### Exercise aim
Would you extract the whole listing below and retype it exactly?

### Material
• • •
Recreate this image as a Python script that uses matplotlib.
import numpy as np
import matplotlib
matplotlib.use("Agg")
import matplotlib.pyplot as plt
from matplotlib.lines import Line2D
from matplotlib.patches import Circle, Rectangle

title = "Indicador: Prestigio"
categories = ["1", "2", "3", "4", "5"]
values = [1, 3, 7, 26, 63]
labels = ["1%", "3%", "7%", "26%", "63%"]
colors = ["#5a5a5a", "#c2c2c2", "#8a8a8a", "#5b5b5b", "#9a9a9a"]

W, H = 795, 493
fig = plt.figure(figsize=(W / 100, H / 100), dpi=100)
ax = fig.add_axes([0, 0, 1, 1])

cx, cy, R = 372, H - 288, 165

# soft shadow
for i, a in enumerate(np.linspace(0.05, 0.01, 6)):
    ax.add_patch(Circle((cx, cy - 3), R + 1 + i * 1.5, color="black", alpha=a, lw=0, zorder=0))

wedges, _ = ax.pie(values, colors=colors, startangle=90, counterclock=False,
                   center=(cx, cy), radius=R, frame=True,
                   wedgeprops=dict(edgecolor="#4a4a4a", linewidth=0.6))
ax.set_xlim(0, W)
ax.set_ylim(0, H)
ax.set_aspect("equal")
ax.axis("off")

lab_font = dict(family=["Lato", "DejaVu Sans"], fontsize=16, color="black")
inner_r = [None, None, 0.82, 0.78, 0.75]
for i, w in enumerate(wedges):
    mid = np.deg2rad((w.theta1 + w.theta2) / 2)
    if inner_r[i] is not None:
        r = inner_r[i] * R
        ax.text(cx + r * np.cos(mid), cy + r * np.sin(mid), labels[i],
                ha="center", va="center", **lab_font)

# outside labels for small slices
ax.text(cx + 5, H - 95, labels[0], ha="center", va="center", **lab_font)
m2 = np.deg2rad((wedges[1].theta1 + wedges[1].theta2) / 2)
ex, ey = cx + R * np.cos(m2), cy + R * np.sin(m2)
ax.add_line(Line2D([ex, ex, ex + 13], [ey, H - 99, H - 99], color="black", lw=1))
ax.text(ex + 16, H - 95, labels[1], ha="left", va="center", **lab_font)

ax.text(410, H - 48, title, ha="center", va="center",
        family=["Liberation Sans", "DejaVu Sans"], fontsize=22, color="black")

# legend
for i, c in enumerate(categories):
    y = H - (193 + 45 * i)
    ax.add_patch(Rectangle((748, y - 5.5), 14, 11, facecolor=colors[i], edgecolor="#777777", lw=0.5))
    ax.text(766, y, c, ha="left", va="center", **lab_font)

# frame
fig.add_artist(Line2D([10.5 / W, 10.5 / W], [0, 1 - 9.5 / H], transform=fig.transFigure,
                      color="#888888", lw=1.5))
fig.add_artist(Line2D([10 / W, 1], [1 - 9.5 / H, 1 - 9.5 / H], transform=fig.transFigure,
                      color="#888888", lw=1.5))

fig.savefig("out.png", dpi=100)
• • •
### Correct output
Recreate this image as a Python script that uses matplotlib.
import numpy as np
import matplotlib
matplotlib.use("Agg")
import matplotlib.pyplot as plt
from matplotlib.lines import Line2D
from matplotlib.patches import Circle, Rectangle

title = "Indicador: Prestigio"
categories = ["1", "2", "3", "4", "5"]
values = [1, 3, 7, 26, 63]
labels = ["1%", "3%", "7%", "26%", "63%"]
colors = ["#5a5a5a", "#c2c2c2", "#8a8a8a", "#5b5b5b", "#9a9a9a"]

W, H = 795, 493
fig = plt.figure(figsize=(W / 100, H / 100), dpi=100)
ax = fig.add_axes([0, 0, 1, 1])

cx, cy, R = 372, H - 288, 165

# soft shadow
for i, a in enumerate(np.linspace(0.05, 0.01, 6)):
    ax.add_patch(Circle((cx, cy - 3), R + 1 + i * 1.5, color="black", alpha=a, lw=0, zorder=0))

wedges, _ = ax.pie(values, colors=colors, startangle=90, counterclock=False,
                   center=(cx, cy), radius=R, frame=True,
                   wedgeprops=dict(edgecolor="#4a4a4a", linewidth=0.6))
ax.set_xlim(0, W)
ax.set_ylim(0, H)
ax.set_aspect("equal")
ax.axis("off")

lab_font = dict(family=["Lato", "DejaVu Sans"], fontsize=16, color="black")
inner_r = [None, None, 0.82, 0.78, 0.75]
for i, w in enumerate(wedges):
    mid = np.deg2rad((w.theta1 + w.theta2) / 2)
    if inner_r[i] is not None:
        r = inner_r[i] * R
        ax.text(cx + r * np.cos(mid), cy + r * np.sin(mid), labels[i],
                ha="center", va="center", **lab_font)

# outside labels for small slices
ax.text(cx + 5, H - 95, labels[0], ha="center", va="center", **lab_font)
m2 = np.deg2rad((wedges[1].theta1 + wedges[1].theta2) / 2)
ex, ey = cx + R * np.cos(m2), cy + R * np.sin(m2)
ax.add_line(Line2D([ex, ex, ex + 13], [ey, H - 99, H - 99], color="black", lw=1))
ax.text(ex + 16, H - 95, labels[1], ha="left", va="center", **lab_font)

ax.text(410, H - 48, title, ha="center", va="center",
        family=["Liberation Sans", "DejaVu Sans"], fontsize=22, color="black")

# legend
for i, c in enumerate(categories):
    y = H - (193 + 45 * i)
    ax.add_patch(Rectangle((748, y - 5.5), 14, 11, facecolor=colors[i], edgecolor="#777777", lw=0.5))
    ax.text(766, y, c, ha="left", va="center", **lab_font)

# frame
fig.add_artist(Line2D([10.5 / W, 10.5 / W], [0, 1 - 9.5 / H], transform=fig.transFigure,
                      color="#888888", lw=1.5))
fig.add_artist(Line2D([10 / W, 1], [1 - 9.5 / H, 1 - 9.5 / H], transform=fig.transFigure,
                      color="#888888", lw=1.5))

fig.savefig("out.png", dpi=100)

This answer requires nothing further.